Given exercise – List each line in which the string "seaborn" appears.

Excerpted records –
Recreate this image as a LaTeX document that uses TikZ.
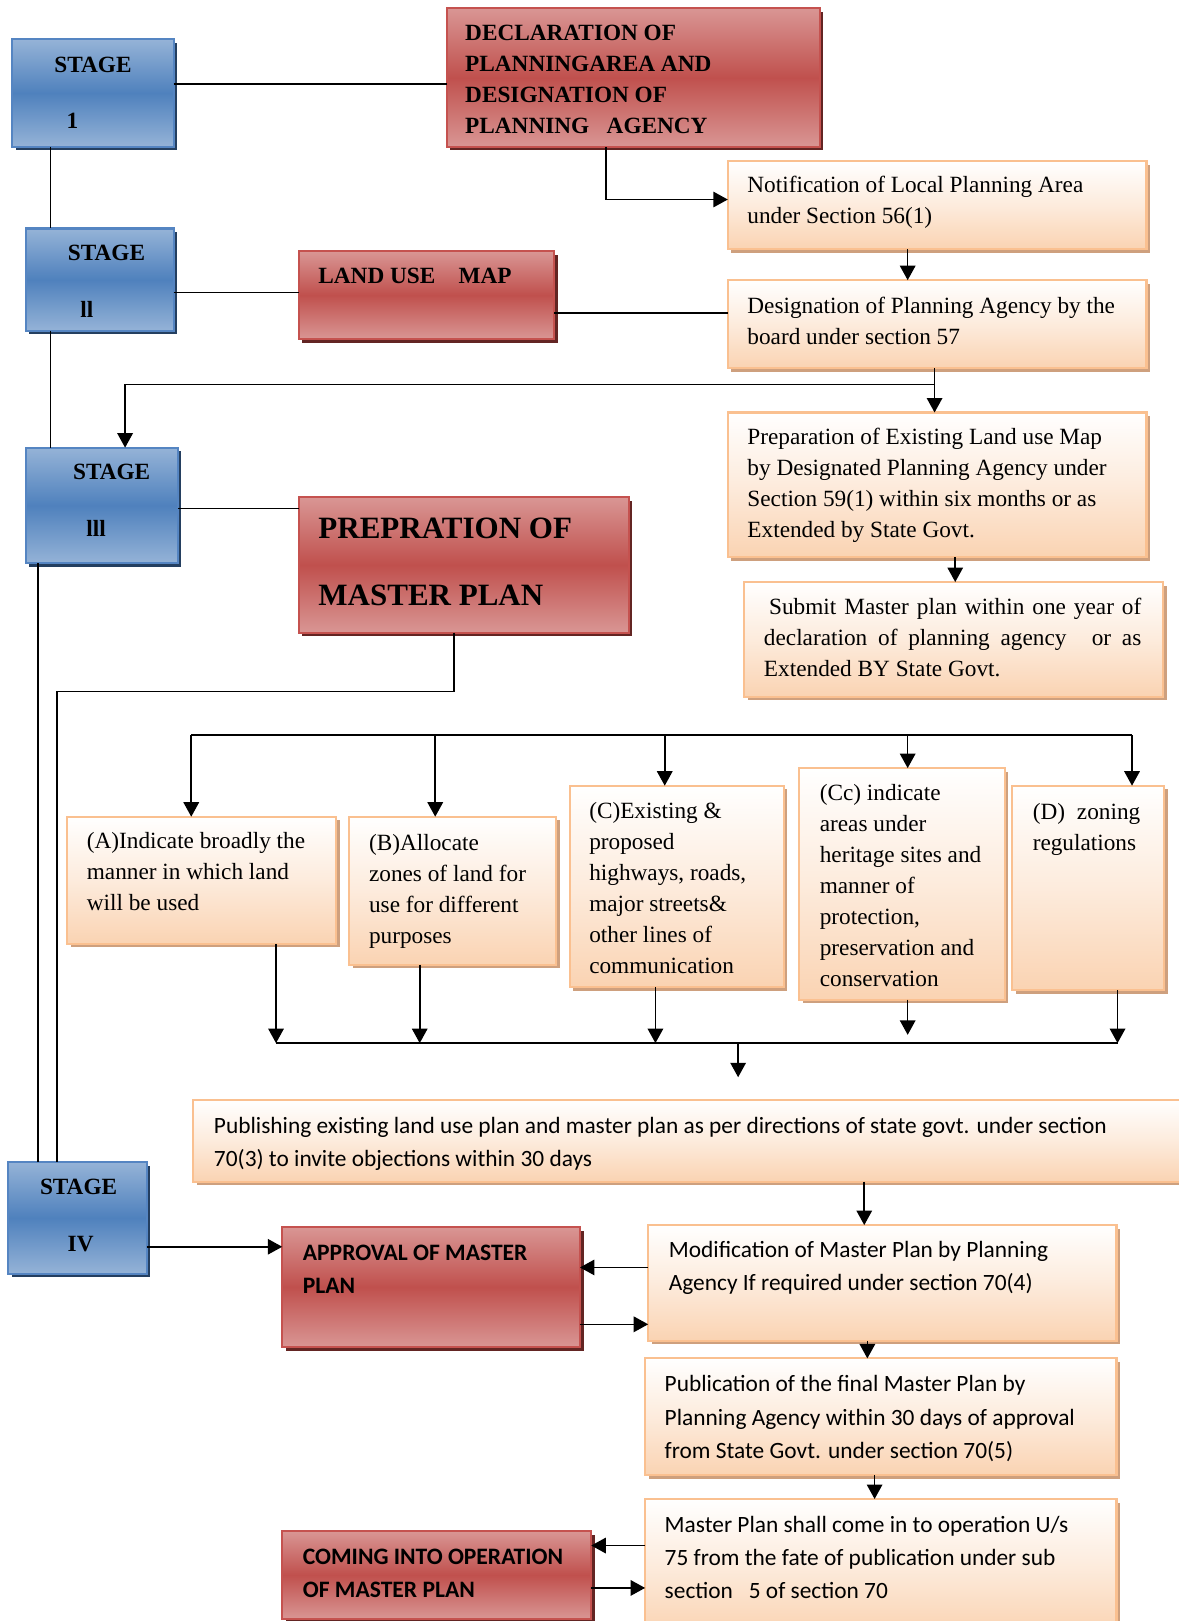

==

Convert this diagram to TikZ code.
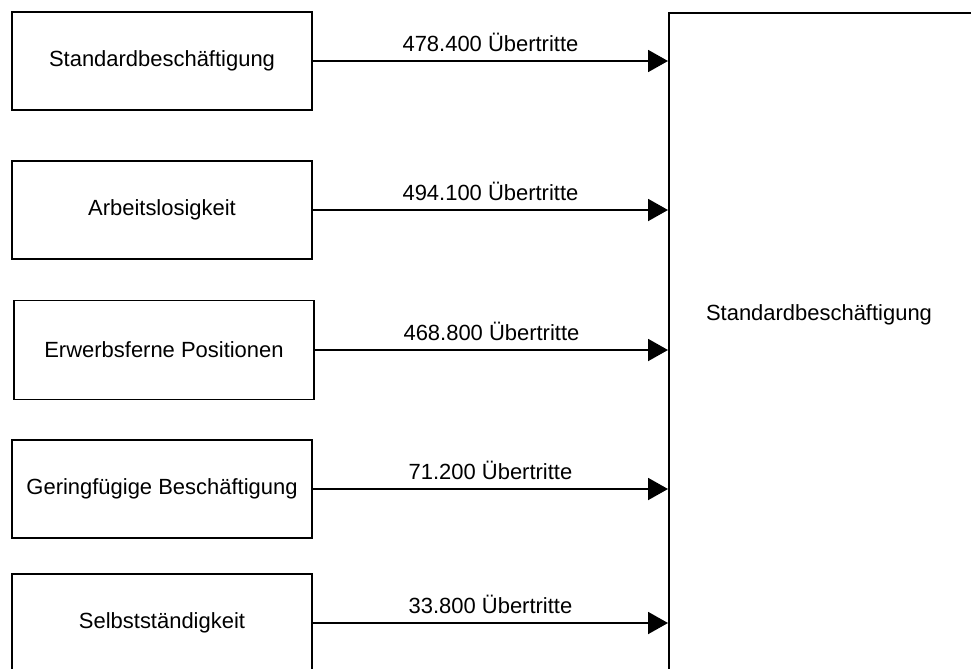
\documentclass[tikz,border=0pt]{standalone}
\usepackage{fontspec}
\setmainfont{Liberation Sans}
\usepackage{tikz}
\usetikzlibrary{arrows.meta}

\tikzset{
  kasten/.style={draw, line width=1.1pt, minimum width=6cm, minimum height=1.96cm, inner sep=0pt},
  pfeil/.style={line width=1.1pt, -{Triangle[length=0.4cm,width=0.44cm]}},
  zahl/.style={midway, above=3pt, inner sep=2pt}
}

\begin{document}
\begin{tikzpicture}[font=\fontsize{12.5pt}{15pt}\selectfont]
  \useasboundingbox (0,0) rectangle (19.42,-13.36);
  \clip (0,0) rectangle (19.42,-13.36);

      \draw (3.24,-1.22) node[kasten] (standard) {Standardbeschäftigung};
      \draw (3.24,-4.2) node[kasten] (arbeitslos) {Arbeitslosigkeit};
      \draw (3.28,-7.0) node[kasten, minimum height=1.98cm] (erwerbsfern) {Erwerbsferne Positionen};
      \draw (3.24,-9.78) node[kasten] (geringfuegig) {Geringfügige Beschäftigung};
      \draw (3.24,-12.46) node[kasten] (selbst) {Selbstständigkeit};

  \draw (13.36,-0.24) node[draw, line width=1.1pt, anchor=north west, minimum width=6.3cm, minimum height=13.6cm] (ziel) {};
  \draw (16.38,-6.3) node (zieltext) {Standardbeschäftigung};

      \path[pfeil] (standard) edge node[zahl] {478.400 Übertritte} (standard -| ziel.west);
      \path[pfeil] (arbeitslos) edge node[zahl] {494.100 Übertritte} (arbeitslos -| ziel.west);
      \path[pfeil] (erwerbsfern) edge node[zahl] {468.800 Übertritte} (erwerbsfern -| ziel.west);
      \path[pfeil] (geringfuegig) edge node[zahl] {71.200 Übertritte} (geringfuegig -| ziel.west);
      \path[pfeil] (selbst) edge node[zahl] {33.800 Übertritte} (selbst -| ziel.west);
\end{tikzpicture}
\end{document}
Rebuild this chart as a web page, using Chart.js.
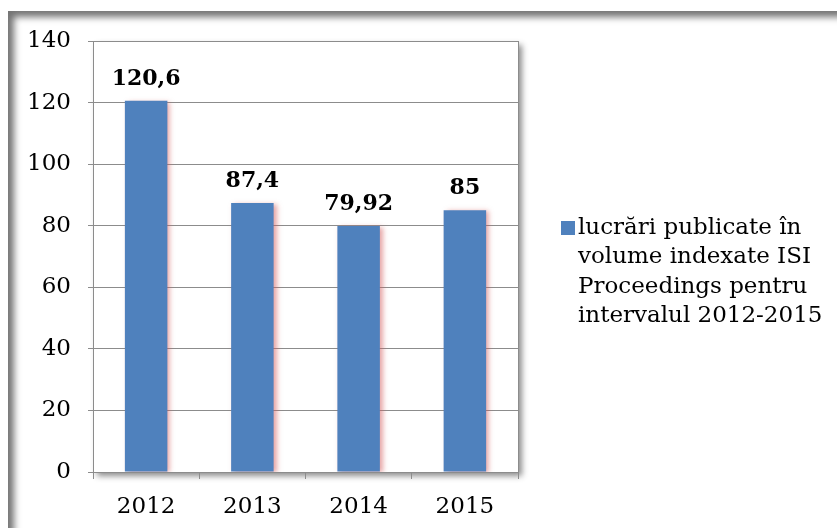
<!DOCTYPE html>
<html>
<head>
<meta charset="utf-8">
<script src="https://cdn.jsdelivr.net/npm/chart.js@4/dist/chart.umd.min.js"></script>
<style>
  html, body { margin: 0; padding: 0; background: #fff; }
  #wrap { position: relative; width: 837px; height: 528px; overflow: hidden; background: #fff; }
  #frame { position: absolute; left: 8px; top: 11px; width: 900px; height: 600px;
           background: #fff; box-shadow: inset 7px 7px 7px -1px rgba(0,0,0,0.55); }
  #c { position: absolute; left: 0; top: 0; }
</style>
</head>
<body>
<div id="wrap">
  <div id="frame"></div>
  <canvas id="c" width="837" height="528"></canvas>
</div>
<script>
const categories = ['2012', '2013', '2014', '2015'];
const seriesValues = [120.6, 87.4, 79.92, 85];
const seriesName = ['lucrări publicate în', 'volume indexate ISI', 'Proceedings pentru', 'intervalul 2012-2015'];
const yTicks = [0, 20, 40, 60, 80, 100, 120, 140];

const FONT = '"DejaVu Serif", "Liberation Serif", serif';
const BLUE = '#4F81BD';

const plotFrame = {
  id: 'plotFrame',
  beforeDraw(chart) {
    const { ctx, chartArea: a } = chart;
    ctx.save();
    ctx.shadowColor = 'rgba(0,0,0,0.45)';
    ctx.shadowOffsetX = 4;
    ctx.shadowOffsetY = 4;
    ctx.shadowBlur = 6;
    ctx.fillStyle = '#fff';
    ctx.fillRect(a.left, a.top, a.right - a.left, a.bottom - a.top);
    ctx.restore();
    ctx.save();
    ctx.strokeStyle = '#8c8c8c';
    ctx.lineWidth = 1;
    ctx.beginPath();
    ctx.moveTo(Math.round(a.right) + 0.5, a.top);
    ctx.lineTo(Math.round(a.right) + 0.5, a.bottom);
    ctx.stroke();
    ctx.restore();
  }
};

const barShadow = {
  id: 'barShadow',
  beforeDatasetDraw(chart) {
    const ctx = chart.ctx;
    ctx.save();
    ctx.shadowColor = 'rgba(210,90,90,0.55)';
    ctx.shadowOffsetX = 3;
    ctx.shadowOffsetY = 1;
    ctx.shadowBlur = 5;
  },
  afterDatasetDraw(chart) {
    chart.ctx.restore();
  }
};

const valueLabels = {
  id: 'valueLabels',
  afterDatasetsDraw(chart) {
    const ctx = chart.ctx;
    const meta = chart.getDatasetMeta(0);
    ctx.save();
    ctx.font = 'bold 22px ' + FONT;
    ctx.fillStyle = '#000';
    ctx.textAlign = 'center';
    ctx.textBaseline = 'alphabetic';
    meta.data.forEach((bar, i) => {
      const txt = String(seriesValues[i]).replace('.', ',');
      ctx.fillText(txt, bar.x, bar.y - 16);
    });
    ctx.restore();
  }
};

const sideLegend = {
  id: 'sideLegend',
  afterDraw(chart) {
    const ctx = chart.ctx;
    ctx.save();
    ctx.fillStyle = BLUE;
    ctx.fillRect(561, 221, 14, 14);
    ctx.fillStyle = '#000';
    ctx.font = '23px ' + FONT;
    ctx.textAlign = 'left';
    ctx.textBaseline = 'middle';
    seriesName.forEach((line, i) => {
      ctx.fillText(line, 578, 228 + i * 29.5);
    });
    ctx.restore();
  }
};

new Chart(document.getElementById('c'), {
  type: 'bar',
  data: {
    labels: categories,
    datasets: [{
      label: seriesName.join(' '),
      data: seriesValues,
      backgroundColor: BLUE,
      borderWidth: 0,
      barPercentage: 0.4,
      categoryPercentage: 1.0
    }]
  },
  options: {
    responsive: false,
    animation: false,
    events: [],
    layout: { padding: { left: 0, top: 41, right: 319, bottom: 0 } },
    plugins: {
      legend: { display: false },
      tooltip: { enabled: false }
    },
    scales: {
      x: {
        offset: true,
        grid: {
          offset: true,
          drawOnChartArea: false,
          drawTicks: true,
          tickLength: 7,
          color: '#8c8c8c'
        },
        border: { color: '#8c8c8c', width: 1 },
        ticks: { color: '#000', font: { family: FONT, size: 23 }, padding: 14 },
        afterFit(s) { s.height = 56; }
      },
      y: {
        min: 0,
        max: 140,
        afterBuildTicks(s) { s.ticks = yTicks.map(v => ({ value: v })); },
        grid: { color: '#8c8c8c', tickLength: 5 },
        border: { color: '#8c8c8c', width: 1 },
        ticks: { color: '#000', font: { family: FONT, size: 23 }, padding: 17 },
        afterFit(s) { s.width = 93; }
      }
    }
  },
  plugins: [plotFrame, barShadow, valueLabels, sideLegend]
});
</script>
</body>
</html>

---

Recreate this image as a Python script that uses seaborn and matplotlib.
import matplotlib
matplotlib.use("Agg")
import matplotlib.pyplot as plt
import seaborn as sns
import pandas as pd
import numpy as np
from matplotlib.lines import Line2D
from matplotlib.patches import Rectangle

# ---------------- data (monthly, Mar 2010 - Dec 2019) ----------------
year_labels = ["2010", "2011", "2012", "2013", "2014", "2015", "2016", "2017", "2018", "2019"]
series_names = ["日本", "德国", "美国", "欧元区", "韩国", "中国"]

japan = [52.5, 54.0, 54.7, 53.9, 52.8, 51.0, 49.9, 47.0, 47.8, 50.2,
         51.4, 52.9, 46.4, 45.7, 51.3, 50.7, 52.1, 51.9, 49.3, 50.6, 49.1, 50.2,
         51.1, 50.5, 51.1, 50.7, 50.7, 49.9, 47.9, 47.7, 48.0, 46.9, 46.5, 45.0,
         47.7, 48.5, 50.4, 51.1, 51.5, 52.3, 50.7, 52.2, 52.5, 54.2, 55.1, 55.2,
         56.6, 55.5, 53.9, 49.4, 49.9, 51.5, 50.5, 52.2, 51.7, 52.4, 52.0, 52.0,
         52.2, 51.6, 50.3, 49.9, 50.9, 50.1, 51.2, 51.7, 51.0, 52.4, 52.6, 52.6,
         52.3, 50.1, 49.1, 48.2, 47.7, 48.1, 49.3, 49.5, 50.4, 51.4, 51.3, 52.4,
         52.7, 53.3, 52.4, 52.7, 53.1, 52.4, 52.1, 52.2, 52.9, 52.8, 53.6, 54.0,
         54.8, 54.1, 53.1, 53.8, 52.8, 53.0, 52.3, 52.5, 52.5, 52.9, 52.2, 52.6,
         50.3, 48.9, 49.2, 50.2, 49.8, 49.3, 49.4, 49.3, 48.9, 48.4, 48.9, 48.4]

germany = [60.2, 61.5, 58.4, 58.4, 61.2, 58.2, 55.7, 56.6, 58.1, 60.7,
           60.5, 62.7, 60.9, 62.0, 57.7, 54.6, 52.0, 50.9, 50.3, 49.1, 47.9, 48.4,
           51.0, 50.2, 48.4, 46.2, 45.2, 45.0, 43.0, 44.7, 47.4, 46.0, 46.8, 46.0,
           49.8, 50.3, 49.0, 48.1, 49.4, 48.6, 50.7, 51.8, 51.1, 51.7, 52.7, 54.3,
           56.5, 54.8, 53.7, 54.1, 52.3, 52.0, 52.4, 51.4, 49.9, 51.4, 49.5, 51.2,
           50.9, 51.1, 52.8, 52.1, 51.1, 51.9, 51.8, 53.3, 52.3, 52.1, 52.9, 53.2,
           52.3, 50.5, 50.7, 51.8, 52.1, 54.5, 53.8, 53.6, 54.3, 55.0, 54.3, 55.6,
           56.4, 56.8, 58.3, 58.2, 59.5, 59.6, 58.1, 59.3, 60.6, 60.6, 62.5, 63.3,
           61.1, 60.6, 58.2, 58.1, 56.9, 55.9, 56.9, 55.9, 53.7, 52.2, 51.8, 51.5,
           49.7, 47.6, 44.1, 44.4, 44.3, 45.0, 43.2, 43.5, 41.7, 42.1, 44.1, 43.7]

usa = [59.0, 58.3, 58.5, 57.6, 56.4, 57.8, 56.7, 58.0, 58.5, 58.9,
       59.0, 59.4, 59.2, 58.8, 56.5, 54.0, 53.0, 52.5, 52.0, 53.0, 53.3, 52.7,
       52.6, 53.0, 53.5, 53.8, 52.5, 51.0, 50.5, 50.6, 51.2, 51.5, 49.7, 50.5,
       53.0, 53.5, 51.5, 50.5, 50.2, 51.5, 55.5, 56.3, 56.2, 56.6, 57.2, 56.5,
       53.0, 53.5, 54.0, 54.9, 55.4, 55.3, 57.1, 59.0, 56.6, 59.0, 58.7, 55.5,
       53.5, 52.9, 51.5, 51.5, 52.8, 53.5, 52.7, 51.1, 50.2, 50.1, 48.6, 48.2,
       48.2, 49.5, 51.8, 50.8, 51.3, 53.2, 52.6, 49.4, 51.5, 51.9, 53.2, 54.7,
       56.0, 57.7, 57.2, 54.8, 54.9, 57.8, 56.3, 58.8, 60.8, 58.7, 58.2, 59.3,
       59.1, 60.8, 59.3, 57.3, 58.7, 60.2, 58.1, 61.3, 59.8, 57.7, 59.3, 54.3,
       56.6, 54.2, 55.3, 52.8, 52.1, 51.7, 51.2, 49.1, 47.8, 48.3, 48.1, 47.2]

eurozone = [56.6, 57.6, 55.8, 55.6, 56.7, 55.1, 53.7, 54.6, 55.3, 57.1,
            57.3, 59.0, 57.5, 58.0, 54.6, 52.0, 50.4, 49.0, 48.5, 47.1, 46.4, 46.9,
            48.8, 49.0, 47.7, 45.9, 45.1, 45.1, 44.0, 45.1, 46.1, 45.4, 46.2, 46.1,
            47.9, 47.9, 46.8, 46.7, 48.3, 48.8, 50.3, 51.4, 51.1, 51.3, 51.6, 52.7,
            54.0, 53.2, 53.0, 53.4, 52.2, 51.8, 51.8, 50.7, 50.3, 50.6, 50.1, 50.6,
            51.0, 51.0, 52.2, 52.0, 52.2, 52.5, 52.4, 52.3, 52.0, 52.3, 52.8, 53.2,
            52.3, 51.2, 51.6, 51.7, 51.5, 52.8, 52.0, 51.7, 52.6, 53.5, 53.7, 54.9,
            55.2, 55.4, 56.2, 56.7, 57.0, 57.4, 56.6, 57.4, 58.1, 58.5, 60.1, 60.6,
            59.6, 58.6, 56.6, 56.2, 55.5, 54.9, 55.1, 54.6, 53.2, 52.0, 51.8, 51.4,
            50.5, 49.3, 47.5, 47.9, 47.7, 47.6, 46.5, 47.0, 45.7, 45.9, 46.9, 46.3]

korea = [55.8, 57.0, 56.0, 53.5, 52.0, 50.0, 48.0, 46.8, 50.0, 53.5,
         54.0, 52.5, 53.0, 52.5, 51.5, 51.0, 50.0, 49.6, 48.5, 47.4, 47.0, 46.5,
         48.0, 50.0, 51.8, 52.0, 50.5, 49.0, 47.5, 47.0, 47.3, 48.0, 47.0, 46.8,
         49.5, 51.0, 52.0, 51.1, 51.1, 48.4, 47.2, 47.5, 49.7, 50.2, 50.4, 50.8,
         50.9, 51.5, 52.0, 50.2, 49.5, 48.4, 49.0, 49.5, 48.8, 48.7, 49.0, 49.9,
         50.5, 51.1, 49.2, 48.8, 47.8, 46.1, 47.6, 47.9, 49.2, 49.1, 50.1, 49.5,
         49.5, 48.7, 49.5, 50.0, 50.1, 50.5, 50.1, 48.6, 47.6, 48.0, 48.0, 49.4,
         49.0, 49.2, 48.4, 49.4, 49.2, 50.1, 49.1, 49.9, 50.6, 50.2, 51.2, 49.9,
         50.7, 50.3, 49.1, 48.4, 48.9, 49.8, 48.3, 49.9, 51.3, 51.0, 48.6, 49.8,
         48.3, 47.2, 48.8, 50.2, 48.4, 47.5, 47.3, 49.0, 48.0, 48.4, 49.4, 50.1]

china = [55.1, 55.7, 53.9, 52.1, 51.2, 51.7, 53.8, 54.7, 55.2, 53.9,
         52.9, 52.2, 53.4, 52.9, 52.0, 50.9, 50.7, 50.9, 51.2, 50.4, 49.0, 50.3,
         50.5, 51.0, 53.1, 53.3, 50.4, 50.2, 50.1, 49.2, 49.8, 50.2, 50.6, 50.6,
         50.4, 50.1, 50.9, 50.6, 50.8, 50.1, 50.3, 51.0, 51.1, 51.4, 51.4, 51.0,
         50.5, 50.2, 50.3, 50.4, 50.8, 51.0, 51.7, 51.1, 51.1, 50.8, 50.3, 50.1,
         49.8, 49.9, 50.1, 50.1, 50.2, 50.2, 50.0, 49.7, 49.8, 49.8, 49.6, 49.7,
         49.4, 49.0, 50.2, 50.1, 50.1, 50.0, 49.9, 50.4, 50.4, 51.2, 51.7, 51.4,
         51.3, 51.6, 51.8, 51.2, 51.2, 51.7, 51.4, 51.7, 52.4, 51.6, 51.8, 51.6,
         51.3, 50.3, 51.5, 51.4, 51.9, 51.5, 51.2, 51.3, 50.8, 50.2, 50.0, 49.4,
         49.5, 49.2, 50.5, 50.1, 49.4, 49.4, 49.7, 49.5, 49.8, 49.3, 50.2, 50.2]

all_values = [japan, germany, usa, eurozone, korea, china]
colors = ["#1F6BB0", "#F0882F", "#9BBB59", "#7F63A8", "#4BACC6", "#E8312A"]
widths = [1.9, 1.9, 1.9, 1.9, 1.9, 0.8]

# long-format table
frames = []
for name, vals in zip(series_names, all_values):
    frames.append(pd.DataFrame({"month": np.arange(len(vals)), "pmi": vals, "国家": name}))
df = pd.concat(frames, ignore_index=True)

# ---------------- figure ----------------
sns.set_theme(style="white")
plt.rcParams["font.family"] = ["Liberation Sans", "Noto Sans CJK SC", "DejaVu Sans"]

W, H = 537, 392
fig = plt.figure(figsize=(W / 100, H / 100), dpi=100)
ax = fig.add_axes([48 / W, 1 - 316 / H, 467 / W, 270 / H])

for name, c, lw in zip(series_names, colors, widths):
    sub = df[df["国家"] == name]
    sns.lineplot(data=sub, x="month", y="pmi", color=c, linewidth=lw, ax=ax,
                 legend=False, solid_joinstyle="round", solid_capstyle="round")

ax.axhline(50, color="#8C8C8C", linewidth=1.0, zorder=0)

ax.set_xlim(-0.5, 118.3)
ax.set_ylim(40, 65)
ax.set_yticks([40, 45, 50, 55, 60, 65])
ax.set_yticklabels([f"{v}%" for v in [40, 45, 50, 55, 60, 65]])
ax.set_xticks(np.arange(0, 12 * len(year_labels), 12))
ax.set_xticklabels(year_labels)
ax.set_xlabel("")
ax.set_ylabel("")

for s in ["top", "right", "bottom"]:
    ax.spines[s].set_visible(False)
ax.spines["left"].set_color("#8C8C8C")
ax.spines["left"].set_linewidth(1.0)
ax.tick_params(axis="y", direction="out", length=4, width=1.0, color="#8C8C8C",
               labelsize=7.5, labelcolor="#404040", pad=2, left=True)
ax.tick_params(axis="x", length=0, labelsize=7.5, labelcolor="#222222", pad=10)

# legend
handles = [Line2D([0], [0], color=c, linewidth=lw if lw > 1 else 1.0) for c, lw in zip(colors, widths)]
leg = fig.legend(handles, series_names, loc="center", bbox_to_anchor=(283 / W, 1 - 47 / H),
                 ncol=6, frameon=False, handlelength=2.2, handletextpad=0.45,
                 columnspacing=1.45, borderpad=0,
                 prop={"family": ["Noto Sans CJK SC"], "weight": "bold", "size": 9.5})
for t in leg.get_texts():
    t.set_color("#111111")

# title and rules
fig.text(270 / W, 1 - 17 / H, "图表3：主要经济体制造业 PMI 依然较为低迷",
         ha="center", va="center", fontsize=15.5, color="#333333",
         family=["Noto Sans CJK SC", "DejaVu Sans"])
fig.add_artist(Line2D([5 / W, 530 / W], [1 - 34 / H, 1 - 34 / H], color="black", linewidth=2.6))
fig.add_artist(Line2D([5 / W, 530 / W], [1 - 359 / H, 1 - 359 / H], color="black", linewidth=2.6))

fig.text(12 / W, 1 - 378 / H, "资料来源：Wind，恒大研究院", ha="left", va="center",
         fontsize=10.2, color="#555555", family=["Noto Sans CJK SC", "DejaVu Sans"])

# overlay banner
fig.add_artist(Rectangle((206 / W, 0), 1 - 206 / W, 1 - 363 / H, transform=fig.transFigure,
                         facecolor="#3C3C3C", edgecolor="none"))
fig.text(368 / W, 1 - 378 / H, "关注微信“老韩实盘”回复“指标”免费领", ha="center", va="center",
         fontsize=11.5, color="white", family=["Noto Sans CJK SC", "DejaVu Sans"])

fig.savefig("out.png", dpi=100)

Expected answer –
Recreate this image as a Python script that uses seaborn and matplotlib.
import seaborn as sns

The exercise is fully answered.